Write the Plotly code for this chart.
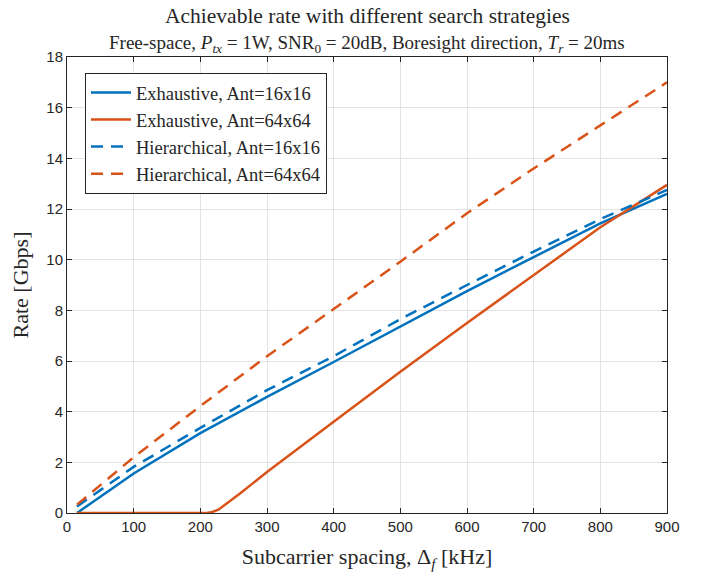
import plotly.graph_objects as go

# Data
x_exh16 = [15, 100, 200, 300, 400, 500, 600, 700, 800, 900]
y_exh16 = [0.0, 1.56, 3.15, 4.58, 5.96, 7.37, 8.76, 10.1, 11.43, 12.6]

x_exh64 = [15, 100, 200, 210, 218, 227, 260, 300, 400, 500, 600, 700, 800, 900]
y_exh64 = [0.0, 0.0, 0.0, 0.0, 0.04, 0.13, 0.78, 1.62, 3.6, 5.58, 7.5, 9.4, 11.28, 12.95]

x_hier16 = [15, 100, 200, 300, 400, 500, 600, 700, 800, 900]
y_hier16 = [0.26, 1.82, 3.36, 4.85, 6.19, 7.65, 9.0, 10.32, 11.6, 12.75]

x_hier64 = [15, 100, 200, 300, 400, 500, 600, 700, 800, 900]
y_hier64 = [0.33, 2.2, 4.22, 6.19, 8.05, 9.92, 11.83, 13.6, 15.3, 17.0]

names = ["Exhaustive, Ant=16x16", "Exhaustive, Ant=64x64",
         "Hierarchical, Ant=16x16", "Hierarchical, Ant=64x64"]

x_ticks = [0, 100, 200, 300, 400, 500, 600, 700, 800, 900]
y_ticks = [0, 2, 4, 6, 8, 10, 12, 14, 16, 18]

title_text = "Achievable rate with different search strategies"
subtitle_text = ("Free-space, <i>P</i><sub><i>tx</i></sub> = 1W, SNR<sub>0</sub> = 20dB, "
                 "Boresight direction, <i>T</i><sub><i>r</i></sub> = 20ms")

BLUE = "#0072BD"
ORANGE = "#D95319"
SERIF = "Liberation Serif, DejaVu Serif, serif"
SANS = "Liberation Sans, Arial, sans-serif"
TXT = "#262626"

fig = go.Figure()
series = [
    (x_exh16, y_exh16, BLUE, "solid"),
    (x_exh64, y_exh64, ORANGE, "solid"),
    (x_hier16, y_hier16, BLUE, "12px,8px"),
    (x_hier64, y_hier64, ORANGE, "12px,8px"),
]
for (xs, ys, c, d), n in zip(series, names):
    fig.add_trace(go.Scatter(x=xs, y=ys, mode="lines", name=n,
                             line=dict(color=c, width=2.5, dash=d)))

axis_common = dict(
    showgrid=True, gridcolor="#e3e3e3", gridwidth=1,
    showline=True, linecolor=TXT, linewidth=1,
    mirror="allticks", ticks="inside", ticklen=5, tickcolor=TXT,
    zeroline=False, tickfont=dict(family=SANS, size=15, color=TXT),
)

fig.update_layout(
    width=694, height=570,
    margin=dict(l=59, r=35, t=49, b=65),
    paper_bgcolor="white", plot_bgcolor="white",
    xaxis=dict(range=[0, 900], tickvals=x_ticks,
               title=dict(text="Subcarrier spacing, Δ<sub><i>f</i></sub> [kHz]",
                          font=dict(family=SERIF, size=22, color=TXT), standoff=14),
               **axis_common),
    yaxis=dict(range=[0, 18], tickvals=y_ticks,
               title=dict(text="Rate [Gbps]",
                          font=dict(family=SERIF, size=22, color=TXT), standoff=12),
               **axis_common),
    legend=dict(x=0.03, y=0.965, xanchor="left", yanchor="top",
                bgcolor="white", bordercolor=TXT, borderwidth=1,
                font=dict(family=SERIF, size=18.5, color=TXT),
                itemwidth=40, tracegroupgap=0),
    showlegend=True,
    annotations=[
        dict(text=title_text, x=0.5, y=1.09, xref="paper", yref="paper",
             xanchor="center", yanchor="middle", showarrow=False,
             font=dict(family=SERIF, size=21.5, color=TXT)),
        dict(text=subtitle_text, x=0.5, y=1.0285, xref="paper", yref="paper",
             xanchor="center", yanchor="middle", showarrow=False,
             font=dict(family=SERIF, size=19, color=TXT)),
    ],
)

fig.write_html("out.html")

_EXERCISE_
With all pictures left out, please transcribe exactly the lines from the start of the material through the line with "10.1, 11.43, 12.6]".

_SOLVED PROBLEM_
Write the Plotly code for this chart.
import plotly.graph_objects as go

# Data
x_exh16 = [15, 100, 200, 300, 400, 500, 600, 700, 800, 900]
y_exh16 = [0.0, 1.56, 3.15, 4.58, 5.96, 7.37, 8.76, 10.1, 11.43, 12.6]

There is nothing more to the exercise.